Our desire to visit the country dates back to about a couple of years when we noticed that some low fare tickets were available, yet we had already made arrangements for our trip to Central Europe, which was a delightful experience. However the need to spend some time in the country remained and we ‘ll do our best to materialize our wish this summer. Besides, having an Ibn Battuta’s quote as a logo, this blog simply MUST sojourn in his place of origin. Sadly, we ‘ll probably not have time to visit his hometown, Tangiers, but one simply has to manage time properly, regardless the cost. The easiest way to enter the country seems to be a flight from Lisbon to Casablanca and then a train to Marrakech.
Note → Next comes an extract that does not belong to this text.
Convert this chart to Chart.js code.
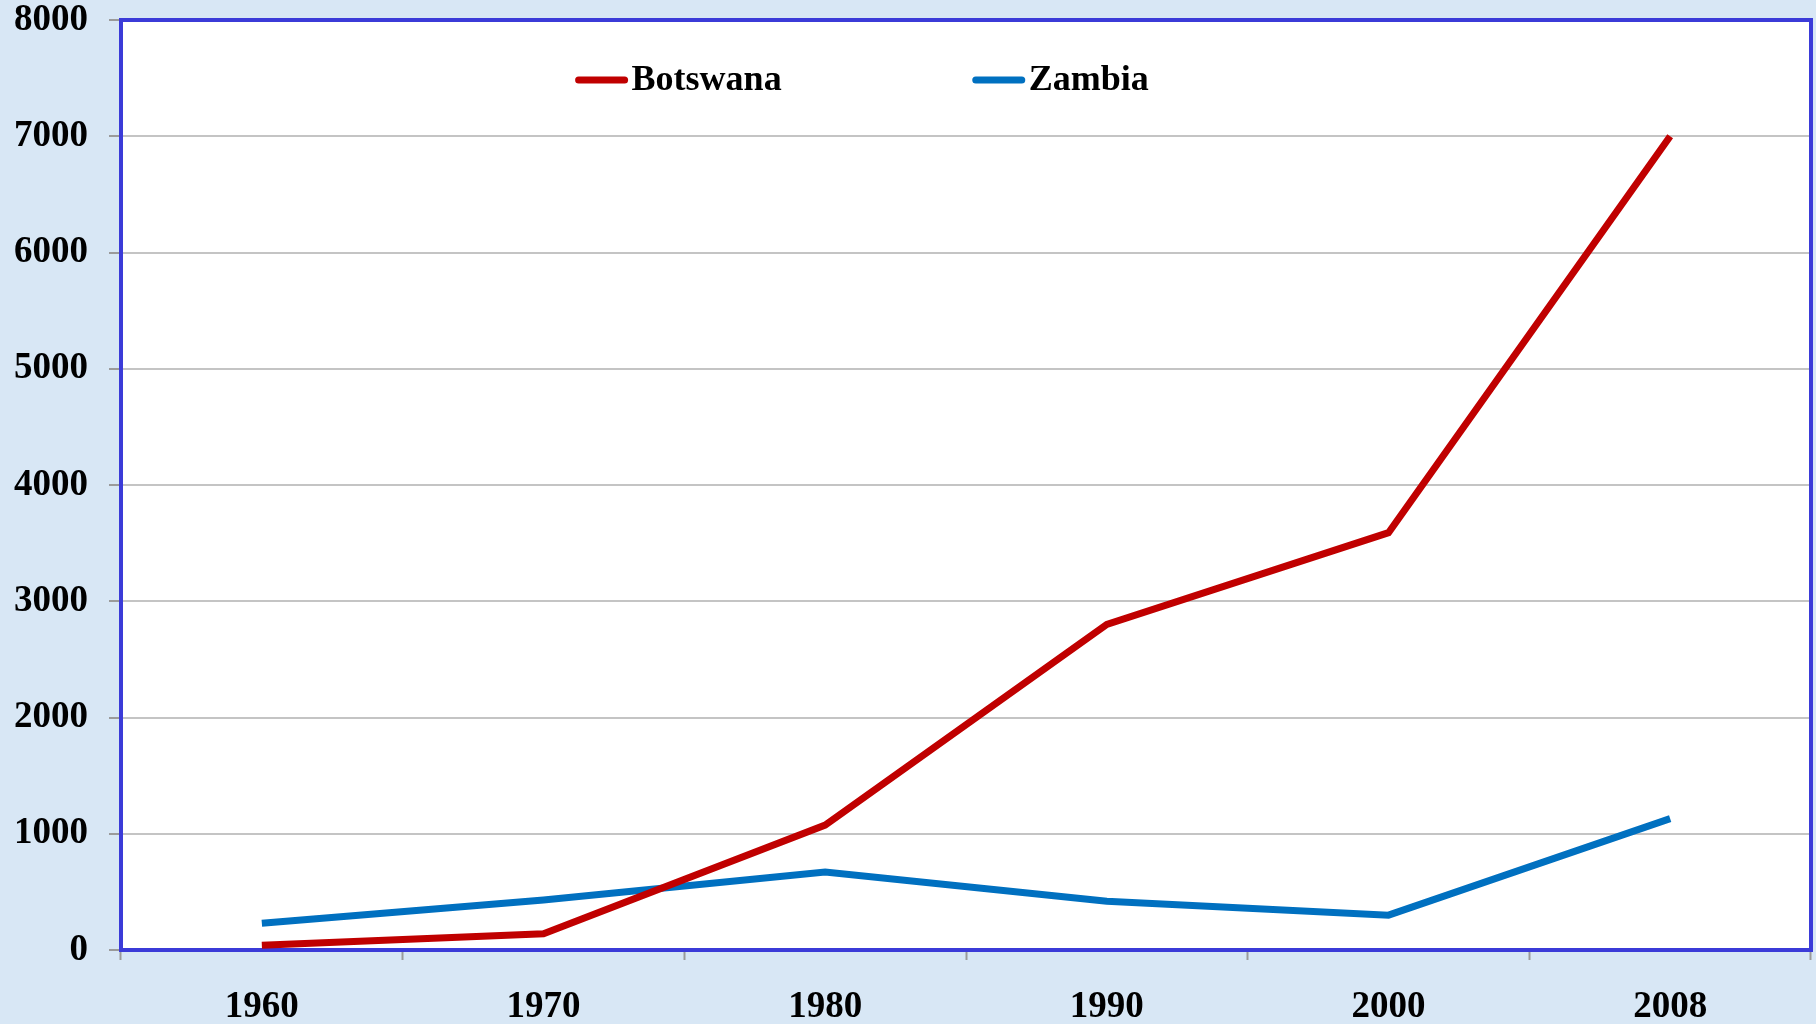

A slightly cheaper, though more tiresome alternative seems to be an overnight bus from Lisbon to Madrid and then a flight to Marrakech. That would leave out a hotel stay and give us the chance to catch a glimpse of the Spanish capital but seems a bit exhausting, therefore the flight from Lisbon seems the most reasonable choice.

Both choices imply that we ‘ll have to forfeit a day, either that be traveling from Casablanca to Marrakech (it’s a five hour train ride, yet provided we get up early, we can catch the first train and be on our destination in the morning), or crossing half the Iberian peninsula overnight to linger in Madrid for the whole day. Still Casablanca seems a bit more appealing choice, since it seems by all aspects to be the most comfortable way to continue our trip to Marrakech.